A Huber Loss Minimization Approach to Mean Estimation under User-level Differential Privacy
This addresses privacy protection in distributed systems for applications with heavy-tailed data or varied user contributions, though it is an incremental improvement over existing two-stage methods.
The paper tackles mean estimation under user-level differential privacy by proposing a Huber loss minimization approach to reduce bias from clipping and handle imbalanced user sample sizes, showing it is less sensitive to distribution tails and user imbalances.
Privacy protection of users' entire contribution of samples is important in distributed systems. The most effective approach is the two-stage scheme, which finds a small interval first and then gets a refined estimate by clipping samples into the interval.

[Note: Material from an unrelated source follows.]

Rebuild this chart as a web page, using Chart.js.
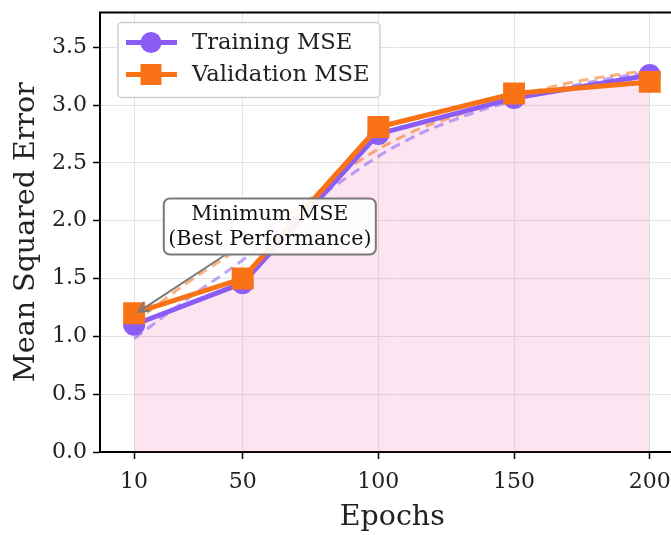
<!DOCTYPE html>
<html>
<head>
<meta charset="utf-8">
<script src="https://cdn.jsdelivr.net/npm/chart.js@4"></script>
<style>
html,body{margin:0;padding:0;background:#fff;overflow:hidden;}
#wrap{width:700px;height:538px;margin-top:-3px;}
</style>
</head>
<body>
<div id="wrap"><canvas id="c" width="700" height="538"></canvas></div>
<script>
// ---- data ----
const epochs = [10, 50, 100, 150, 200];
const trainMSE = [1.10, 1.46, 2.75, 3.06, 3.26];
const valMSE = [1.20, 1.50, 2.81, 3.10, 3.20];
const trendEpochs = [10, 30, 50, 70, 90, 110, 130, 150, 170, 190, 200];
const trainTrend = [0.98, 1.33, 1.66, 2.05, 2.40, 2.69, 2.89, 3.04, 3.16, 3.25, 3.28];
const valTrend = [1.12, 1.47, 1.78, 2.10, 2.47, 2.74, 2.92, 3.07, 3.19, 3.27, 3.30];
const xTicks = [10, 50, 100, 150, 200];
const yTicks = [0, 0.5, 1.0, 1.5, 2.0, 2.5, 3.0, 3.5];
const seriesNames = ['Training MSE', 'Validation MSE'];
const annotationLines = ['Minimum MSE', '(Best Performance)'];
const annotationText = {x: 60, y: 1.95};
const annotationTip = {x: 11.5, y: 1.21};

const PURPLE = '#8b5cf6';
const ORANGE = '#f97316';
const SERIF = '"DejaVu Serif", serif';

const pts = (xs, ys) => xs.map((x, i) => ({x: x, y: ys[i]}));

const frame = {
  id: 'frame',
  afterDraw(chart) {
    const {ctx, chartArea: a} = chart;
    ctx.save();
    ctx.strokeStyle = '#000';
    ctx.lineWidth = 2;
    ctx.beginPath();
    ctx.moveTo(a.left - 1, a.top);
    ctx.lineTo(a.right, a.top);
    ctx.stroke();
    ctx.restore();
  }
};

const legendBox = {
  id: 'legendBox',
  afterDraw(chart) {
    const ctx = chart.ctx;
    const a = chart.chartArea;
    const x0 = a.left + 18, y0 = a.top + 10, w = 262, h = 75;
    ctx.save();
    ctx.fillStyle = 'rgba(255,255,255,0.85)';
    ctx.strokeStyle = '#d0d0d0';
    ctx.lineWidth = 1.5;
    ctx.beginPath();
    ctx.roundRect(x0, y0, w, h, 4);
    ctx.fill();
    ctx.stroke();
    const items = [
      {label: seriesNames[0], color: PURPLE, shape: 'circle', y: y0 + 20},
      {label: seriesNames[1], color: ORANGE, shape: 'rect', y: y0 + 52}
    ];
    items.forEach(it => {
      ctx.strokeStyle = it.color;
      ctx.fillStyle = it.color;
      ctx.lineWidth = 5;
      ctx.beginPath();
      ctx.moveTo(x0 + 8, it.y);
      ctx.lineTo(x0 + 59, it.y);
      ctx.stroke();
      const cx = x0 + 33;
      ctx.beginPath();
      if (it.shape === 'circle') {
        ctx.arc(cx, it.y, 10.5, 0, Math.PI * 2);
      } else {
        ctx.rect(cx - 10.5, it.y - 10.5, 21, 21);
      }
      ctx.fill();
      ctx.fillStyle = '#222';
      ctx.font = '22.7px ' + SERIF;
      ctx.textBaseline = 'middle';
      ctx.textAlign = 'left';
      ctx.fillText(it.label, x0 + 74, it.y + 1);
    });
    ctx.restore();
  }
};

const annotate = {
  id: 'annotate',
  afterDatasetsDraw(chart) {
    const ctx = chart.ctx;
    const xs = chart.scales.x, ys = chart.scales.y;
    const cx = xs.getPixelForValue(annotationText.x);
    const cy = ys.getPixelForValue(annotationText.y);
    const tx = xs.getPixelForValue(annotationTip.x);
    const ty = ys.getPixelForValue(annotationTip.y);
    const w = 212, h = 56;
    ctx.save();
    const sx = cx - 44, sy = cy + h / 2;
    ctx.strokeStyle = '#7a7a7a';
    ctx.lineWidth = 2;
    const ang = Math.atan2(ty - sy, tx - sx);
    const hl = 12;
    ctx.beginPath();
    ctx.moveTo(sx, sy);
    ctx.lineTo(tx - Math.cos(ang) * 3, ty - Math.sin(ang) * 3);
    ctx.stroke();
    ctx.beginPath();
    ctx.moveTo(tx + Math.cos(ang - 0.45) * -hl, ty + Math.sin(ang - 0.45) * -hl);
    ctx.lineTo(tx, ty);
    ctx.lineTo(tx + Math.cos(ang + 0.45) * -hl, ty + Math.sin(ang + 0.45) * -hl);
    ctx.stroke();
    ctx.fillStyle = 'rgba(255,255,255,0.92)';
    ctx.strokeStyle = '#7a7a7a';
    ctx.lineWidth = 2;
    ctx.beginPath();
    ctx.roundRect(cx - w / 2, cy - h / 2, w, h, 6);
    ctx.fill();
    ctx.stroke();
    ctx.fillStyle = '#111';
    ctx.font = '20.7px ' + SERIF;
    ctx.textAlign = 'center';
    ctx.textBaseline = 'middle';
    ctx.fillText(annotationLines[0], cx, cy - 12);
    ctx.fillText(annotationLines[1], cx, cy + 13);
    ctx.restore();
  }
};

new Chart(document.getElementById('c'), {
  type: 'line',
  data: {
    datasets: [
      {
        label: seriesNames[1],
        data: pts(epochs, valMSE),
        borderColor: ORANGE,
        backgroundColor: ORANGE,
        borderWidth: 5,
        pointStyle: 'rect',
        pointRadius: 15.5,
        pointBorderWidth: 0,
        fill: false,
        order: 0
      },
      {
        label: seriesNames[0],
        data: pts(epochs, trainMSE),
        borderColor: PURPLE,
        backgroundColor: 'rgba(236,72,153,0.15)',
        pointBackgroundColor: PURPLE,
        borderWidth: 5,
        pointStyle: 'circle',
        pointRadius: 11,
        pointBorderWidth: 0,
        fill: 'origin',
        order: 1
      },
      {
        label: 'val trend',
        data: pts(trendEpochs, valTrend),
        borderColor: 'rgba(249,115,22,0.55)',
        borderWidth: 3,
        borderDash: [10, 6],
        pointRadius: 0,
        tension: 0.4,
        fill: false,
        order: 2
      },
      {
        label: 'train trend',
        data: pts(trendEpochs, trainTrend),
        borderColor: 'rgba(139,92,246,0.55)',
        borderWidth: 3,
        borderDash: [10, 6],
        pointRadius: 0,
        tension: 0.4,
        fill: false,
        order: 3
      }
    ]
  },
  options: {
    responsive: false,
    animation: false,
    layout: {padding: {top: 9, left: 0, right: 0, bottom: 0}},
    plugins: {
      legend: {display: false},
      tooltip: {enabled: false},
      filler: {drawTime: 'beforeDatasetsDraw'}
    },
    scales: {
      x: {
        type: 'linear',
        min: -2.57,
        max: 212.8,
        afterBuildTicks: s => { s.ticks = xTicks.map(v => ({value: v})); },
        afterFit: s => { s.height = 83; s.paddingLeft = 0; s.paddingRight = 0; },
        ticks: {
          font: {family: SERIF, size: 22},
          color: '#222',
          padding: 10,
          maxRotation: 0,
          callback: v => String(v)
        },
        grid: {color: '#e4e4e4', lineWidth: 1, tickColor: '#000', tickLength: 7, tickWidth: 1.5},
        border: {display: true, color: '#000', width: 2},
        title: {display: true, text: 'Epochs', font: {family: SERIF, size: 28.5}, color: '#222', padding: {top: 6, bottom: 0}}
      },
      y: {
        min: 0,
        max: 3.8,
        afterBuildTicks: s => { s.ticks = yTicks.map(v => ({value: v})); },
        afterFit: s => { s.width = 100; s.paddingTop = 0; s.paddingBottom = 0; },
        ticks: {
          font: {family: SERIF, size: 22},
          color: '#222',
          padding: 6,
          callback: v => Number(v).toFixed(1)
        },
        grid: {color: '#e4e4e4', lineWidth: 1, tickColor: '#000', tickLength: 7, tickWidth: 1.5},
        border: {display: true, color: '#000', width: 2},
        title: {display: true, text: 'Mean Squared Error', font: {family: SERIF, size: 28.5}, color: '#222', padding: {top: 9, bottom: 0}}
      }
    }
  },
  plugins: [frame, annotate, legendBox]
});
</script>
</body>
</html>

However, the clipping operation induces bias, which is serious if the sample distribution is heavy-tailed. Besides, users with large local sample sizes can make the sensitivity much larger, thus the method is not suitable for imbalanced users. Motivated by these challenges, we propose a Huber loss minimization approach to mean estimation under user-level differential privacy. The connecting points of Huber loss can be adaptively adjusted to deal with imbalanced users. Moreover, it avoids the clipping operation, thus significantly reducing the bias compared with the two-stage approach. We provide a theoretical analysis of our approach, which gives the noise strength needed for privacy protection, as well as the bound of mean squared error. The result shows that the new method is much less sensitive to the imbalance of user-wise sample sizes and the tail of sample distributions. Finally, we perform numerical experiments to validate our theoretical analysis.